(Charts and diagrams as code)
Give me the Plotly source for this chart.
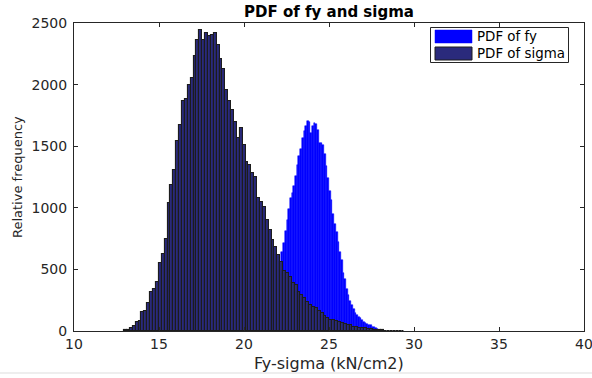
import plotly.graph_objects as go

# ---------------- data ----------------
sigma_bin_start = 12.95
sigma_bin_width = 0.17
sigma_counts = [
    5, 10, 25, 40, 75, 80, 157, 160, 225, 320,
    345, 400, 550, 625, 745, 1040, 1185, 1310, 1540, 1670,
    1865, 1880, 2000, 2050, 2230, 2360, 2445, 2365, 2420, 2395,
    2405, 2415, 2320, 2210, 2130, 1960, 1870, 1790, 1700, 1570,
    1645, 1510, 1375, 1345, 1280, 1250, 1080, 1050, 1010, 900,
    820, 740, 680, 615, 560, 490, 470, 440, 390, 375,
    320, 290, 265, 238, 211, 197, 184, 165, 143, 118,
    105, 90, 92, 82, 76, 68, 57, 50, 46, 36,
    34, 27, 24, 22, 19, 14, 11, 8, 6, 5,
    4, 3, 2, 2, 1, 1, 1,
]

fy_bin_start = 19.8
fy_bin_width = 0.1
fy_counts = [
    1, 2, 3, 4, 6, 8, 11, 15, 20, 28,
    36, 46, 60, 76, 95, 120, 150, 185, 230, 280,
    335, 400, 470, 560, 640, 715, 810, 900, 990, 1080,
    1120, 1175, 1260, 1350, 1420, 1475, 1565, 1620, 1660, 1705,
    1700, 1610, 1660, 1690, 1680, 1630, 1530, 1525, 1510, 1440,
    1340, 1240, 1140, 1065, 950, 870, 800, 720, 640, 580,
    470, 420, 345, 290, 245, 210, 175, 150, 130, 115,
    102, 88, 76, 66, 57, 48, 45, 36, 30, 24,
    18, 12, 7, 4, 2,
]

series_names = ["PDF of fy", "PDF of sigma"]
title_text = "PDF of fy and sigma"
x_label = "Fy-sigma (kN/cm2)"
y_label = "Relative frequency"
x_range = [10, 40]
y_range = [0, 2500]

sigma_x = [sigma_bin_start + sigma_bin_width * (i + 0.5) for i in range(len(sigma_counts))]
fy_x = [fy_bin_start + fy_bin_width * (i + 0.5) for i in range(len(fy_counts))]

FY_COLOR = "#0000ff"
SIG_COLOR = "#2a2a7c"
EDGE = "#1c1c1c"
TXT = "#262626"
FONT = "DejaVu Sans"

fig = go.Figure()
fig.add_trace(go.Bar(
    x=fy_x, y=fy_counts, width=fy_bin_width, name=series_names[0],
    marker=dict(color=FY_COLOR, line=dict(color=FY_COLOR, width=0.5)),
    showlegend=False,
))
fig.add_trace(go.Bar(
    x=sigma_x, y=sigma_counts, width=sigma_bin_width, name=series_names[1],
    marker=dict(color=SIG_COLOR, line=dict(color=EDGE, width=1.1)),
    showlegend=False,
))

L, R, T, B = 74, 8, 23, 47
W, H = 592, 378
pw, ph = W - L - R, H - T - B

def px(xp):
    return (xp - L) / pw

def py(yp):
    return (H - B - yp) / ph

shapes = []
# manual legend box
shapes.append(dict(type="rect", xref="paper", yref="paper",
                   x0=px(430.5), x1=px(568.5), y0=py(62.5), y1=py(27.5),
                   line=dict(color=TXT, width=1), fillcolor="white", layer="above"))
shapes.append(dict(type="rect", xref="paper", yref="paper",
                   x0=px(435), x1=px(472), y0=py(43), y1=py(30),
                   line=dict(color=FY_COLOR, width=0.5), fillcolor=FY_COLOR, layer="above"))
shapes.append(dict(type="rect", xref="paper", yref="paper",
                   x0=px(435), x1=px(472), y0=py(60), y1=py(47),
                   line=dict(color=EDGE, width=1), fillcolor=SIG_COLOR, layer="above"))
# faint frame line at the bottom of the picture
shapes.append(dict(type="line", xref="paper", yref="paper",
                   x0=px(0), x1=px(592), y0=py(373), y1=py(373),
                   line=dict(color="#dddddd", width=1)))

annotations = [
    dict(text=series_names[0], xref="paper", yref="paper", x=px(475), y=py(36.5),
         xanchor="left", yanchor="middle", showarrow=False,
         font=dict(family=FONT, size=13.4, color="#000000")),
    dict(text=series_names[1], xref="paper", yref="paper", x=px(475), y=py(53.5),
         xanchor="left", yanchor="middle", showarrow=False,
         font=dict(family=FONT, size=13.4, color="#000000")),
    dict(text=x_label, xref="paper", yref="paper", x=0.5, y=py(363),
         xanchor="center", yanchor="middle", showarrow=False,
         font=dict(family=FONT, size=16, color=TXT)),
    dict(text=y_label, xref="paper", yref="paper", x=px(17), y=py(177),
         xanchor="center", yanchor="middle", showarrow=False, textangle=-90,
         font=dict(family=FONT, size=13, color=TXT)),
]

fig.update_layout(
    width=W, height=H, autosize=False,
    margin=dict(l=L, r=R, t=T, b=B, pad=0, autoexpand=False),
    paper_bgcolor="white", plot_bgcolor="white",
    barmode="overlay", bargap=0,
    title=dict(text="<b>" + title_text + "</b>", x=px(329), xref="paper", xanchor="center",
               y=1 - 12 / H, yref="container", yanchor="middle",
               font=dict(family=FONT, size=15, color="#000000")),
    shapes=shapes, annotations=annotations,
    xaxis=dict(range=x_range, tick0=10, dtick=5, ticks="inside", ticklen=4,
               tickcolor=TXT, showline=True, linecolor=TXT, linewidth=1, mirror="ticks",
               showgrid=False, zeroline=False, ticklabeloverflow="allow", automargin=False,
               tickfont=dict(family=FONT, size=14, color=TXT)),
    yaxis=dict(range=y_range, tick0=0, dtick=500, ticks="inside", ticklen=4,
               tickcolor=TXT, showline=True, linecolor=TXT, linewidth=1, mirror="ticks",
               showgrid=False, zeroline=False, ticklabelstandoff=3, automargin=False,
               tickfont=dict(family=FONT, size=14, color=TXT)),
)

fig.write_html("out.html")
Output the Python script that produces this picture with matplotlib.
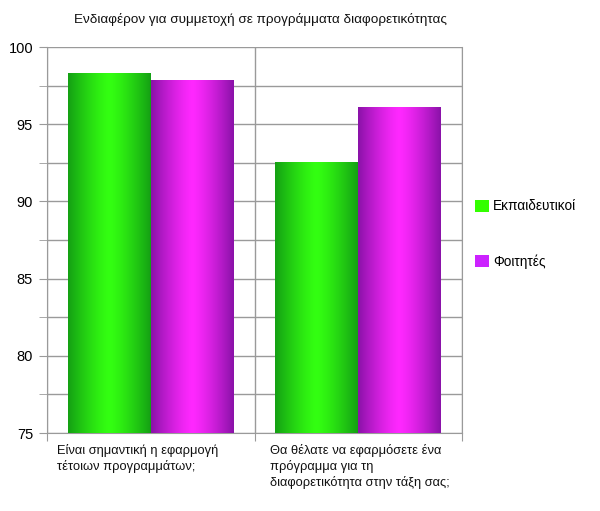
import numpy as np
import matplotlib
matplotlib.use('Agg')
from matplotlib import pyplot as plt
from matplotlib.colors import LinearSegmentedColormap
from matplotlib.patches import Patch
from matplotlib.ticker import MultipleLocator

plt.rcParams['font.family'] = ['Liberation Sans', 'DejaVu Sans']

TITLE = "Ενδιαφέρον για συμμετοχή σε προγράμματα διαφορετικότητας"
CATEGORIES = ["Είναι σημαντική η εφαρμογή\nτέτοιων προγραμμάτων;",
              "Θα θέλατε να εφαρμόσετε ένα\nπρόγραμμα για τη\nδιαφορετικότητα στην τάξη σας;"]
SERIES = ["Εκπαιδευτικοί", "Φοιτητές"]
TEACHERS = [98.3, 92.5]
STUDENTS = [97.8, 96.1]

GRID_COLOR = '#9a9a9a'
SOLID = ['#33ff00', '#cc22ff']
# edge / centre colours for the cylinder-like shading
SHADES = [('#14a014', '#33ff11'), ('#8a12a8', '#ff28ff')]
LABEL_PAD = [10, 16]  # px from the category's left boundary

fig = plt.figure(figsize=(6, 5.11), dpi=100)
ax = fig.add_axes([47 / 600, 1 - 433 / 511, 415 / 600, 386 / 511])

x = np.arange(len(CATEGORIES))
width = 0.4
ymin, ymax = 75, 100

grad = np.abs(np.linspace(-1, 1, 256)) ** 1.3
grad = grad[np.newaxis, :]
for i, (values, (edge, centre)) in enumerate(zip([TEACHERS, STUDENTS], SHADES)):
    bars = ax.bar(x + (i - 0.5) * width, np.array(values) - ymin, width, bottom=ymin,
                  color='none', edgecolor='none', zorder=3)
    cmap = LinearSegmentedColormap.from_list('shade%d' % i, [centre, edge])
    for rect in bars:
        bx, bw = rect.get_x(), rect.get_width()
        top = rect.get_y() + rect.get_height()
        ax.imshow(grad, cmap=cmap, aspect='auto', extent=(bx, bx + bw, ymin, top),
                  zorder=3, interpolation='bicubic', vmin=0, vmax=1)

ax.set_xlim(-0.5, len(CATEGORIES) - 0.5)
ax.set_ylim(ymin, ymax)

ax.yaxis.set_major_locator(MultipleLocator(5))
ax.yaxis.set_minor_locator(MultipleLocator(2.5))
ax.set_xticks(np.arange(-0.5, len(CATEGORIES)), minor=False)
ax.set_xticklabels([])
ax.grid(True, which='both', axis='y', color=GRID_COLOR, linewidth=1, zorder=0)
ax.grid(True, which='major', axis='x', color=GRID_COLOR, linewidth=1, zorder=0)
ax.tick_params(axis='y', which='both', length=6, color=GRID_COLOR, labelsize=10.5, pad=4)
ax.tick_params(axis='x', which='major', length=6, color=GRID_COLOR)
for s in ax.spines.values():
    s.set_visible(False)
for side in ('left', 'bottom', 'right'):
    ax.spines[side].set_visible(True)
    ax.spines[side].set_color(GRID_COLOR)

for i, label in enumerate(CATEGORIES):
    ax.annotate(label, xy=(i - 0.5, ymin), xycoords='data', xytext=(LABEL_PAD[i] * 0.72, -8),
                textcoords='offset points', ha='left', va='top', fontsize=9.3,
                linespacing=1.3, color='#111111')

fig.text(260 / 600, 1 - 20 / 511, TITLE, ha='center', va='center', fontsize=9.7,
         color='#111111')

handles = [Patch(facecolor=c, edgecolor='none') for c in SOLID]
fig.legend(handles, SERIES, loc='center left', bbox_to_anchor=(463 / 600, 1 - 234 / 511),
           frameon=False, fontsize=9.8, handlelength=1.0, handleheight=1.0,
           handletextpad=0.3, labelspacing=3.0)

fig.savefig('out.png', dpi=100)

> **PROBLEM STATEMENT**: Nothing but the lines from the one with "Output the Python" down to the one with "ymin, ymax = 75, 100" should be printed, both of them included. Leave out the pictures.

> **TASK ANSWER**:
Output the Python script that produces this picture with matplotlib.
import numpy as np
import matplotlib
matplotlib.use('Agg')
from matplotlib import pyplot as plt
from matplotlib.colors import LinearSegmentedColormap
from matplotlib.patches import Patch
from matplotlib.ticker import MultipleLocator

plt.rcParams['font.family'] = ['Liberation Sans', 'DejaVu Sans']

TITLE = "Ενδιαφέρον για συμμετοχή σε προγράμματα διαφορετικότητας"
CATEGORIES = ["Είναι σημαντική η εφαρμογή\nτέτοιων προγραμμάτων;",
              "Θα θέλατε να εφαρμόσετε ένα\nπρόγραμμα για τη\nδιαφορετικότητα στην τάξη σας;"]
SERIES = ["Εκπαιδευτικοί", "Φοιτητές"]
TEACHERS = [98.3, 92.5]
STUDENTS = [97.8, 96.1]

GRID_COLOR = '#9a9a9a'
SOLID = ['#33ff00', '#cc22ff']
# edge / centre colours for the cylinder-like shading
SHADES = [('#14a014', '#33ff11'), ('#8a12a8', '#ff28ff')]
LABEL_PAD = [10, 16]  # px from the category's left boundary

fig = plt.figure(figsize=(6, 5.11), dpi=100)
ax = fig.add_axes([47 / 600, 1 - 433 / 511, 415 / 600, 386 / 511])

x = np.arange(len(CATEGORIES))
width = 0.4
ymin, ymax = 75, 100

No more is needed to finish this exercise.